Giovanna Freisinger
Um bar fuleiro, na fronteira de uma remota cidade mineradora no deserto australiano, com a população majoritariamente masculina. Essa é a ambientação de The Royal Hotel. Não tem espíritos possessivos nem psicopatas mascarados, mas é um cenário para um filme de terror tão assustador quanto, senão mais. Pergunte a qualquer mulher. A diretora Kitty Green aperfeiçoa o pesadelo feminino, comunicando eficientemente a sensação de ser observada como um pedaço de carne fresca, em meio a predadores famintos. O suspense se constrói sobre aquilo que é desconfortável, sinistro e, assustadoramente, familiar.

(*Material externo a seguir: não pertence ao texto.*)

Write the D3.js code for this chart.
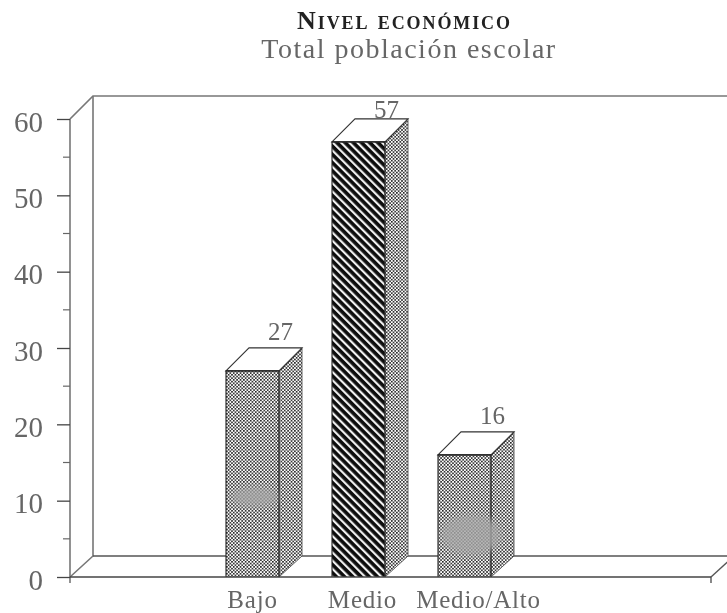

“Vocês terão que estar ok com um pouco de atenção masculina”. As personagens de Julia Garner e Jessica Henwick são avisadas antes de seguir para o local do seu emprego de férias, após o dinheiro das amigas acabar no meio do seu mochilão pela Austrália. Lá, elas se veem diante do que é verdade para muitas mulheres em ambientes de trabalho: são forçadas a engolir seco e escutar as piadas machistas, os assédios e insinuações, os olhares e o comportamento bêbado desagradável. Elas são orientadas a sorrir mais, para não afastar os clientes. Green constrói representações fiéis das micro-agressões que acompanham a opressão estrutural e cultural.
Sabemos muito pouco sobre a dupla central. Elas comentam que procuraram o lugar mais afastado possível de onde vieram, mentem ser do Canadá e parecem querer deixar algo para trás. O roteiro de Green e Oscar Redding não oferece uma janela para as motivações e intenções das protagonistas, ao invés disso, elas servem como avatares para a experiência feminina generalizada. Apesar desse elemento empobrecer o enredo, dificultando a conexão do público com as personagens, Garner e Henwick entregam performances sinceras e intensas, que ajudam a adicionar a profundidade que falta aos papéis.
O Royal Hotel, como é chamado o bar, tem seus fregueses habituais. A cada cerveja que as garotas servem sobre a bancada, presenciamos as interações sempre um pouco incômodas. A paisagem da porta para fora é um horizonte vasto que parece infinito, mas lá dentro o ar é claustrofóbico. A câmera espelha a perspectiva de Hanna durante toda a trama, colocando o espectador no mesmo estado mental de constante alerta da personagem, necessário para se manter segura. A atmosfera indica perigo, mas tudo parece normal. Ela é levada a questionar o tempo inteiro se está exagerando, ou imaginando coisas onde não tem.
A progressão do desconforto ao medo e, eventualmente, à violência é realizada com maestria. A tensão vai aumentando conforme fica mais certo que algo ruim está prestes a acontecer. As garotas se veem cada vez mais sozinhas, contra a cidade, contra o sistema, contra a cultura. O filme subverte o terror, mas sabe brincar com os seus elementos. Caminhando para a conclusão, a direção de Green e a cinematografia de Michael Latham incorporam mais recursos clássicos do gênero.
Toda a construção da narrativa em torno do gradual acúmulo de tensão pede uma resolução que finalmente compense isso. Porém, o que recebemos é um sentimento frustrado de: é isso? O filme não entrega o final catártico que antecipa, nem se compromete com a decepção intencional de uma dura mensagem pessimista – à la Bela Vingança. A última cena é o cerne da obra e é tão deslocada do restante que é quase cômica.
Nesse caso, o desfecho compromete todo o enredo. É como se caminhássemos com aquelas personagens durante toda a duração de The Royal Hotel, para não chegarmos a lugar nenhum. É evidente que Green tem o que dizer. A diretora faz um comentário pertinente sobre a vivência feminina e a cultura do estupro, mas, ao final de tudo, falta coesão narrativa que justifique o tempo de uma hora e meia para passar essa mensagem.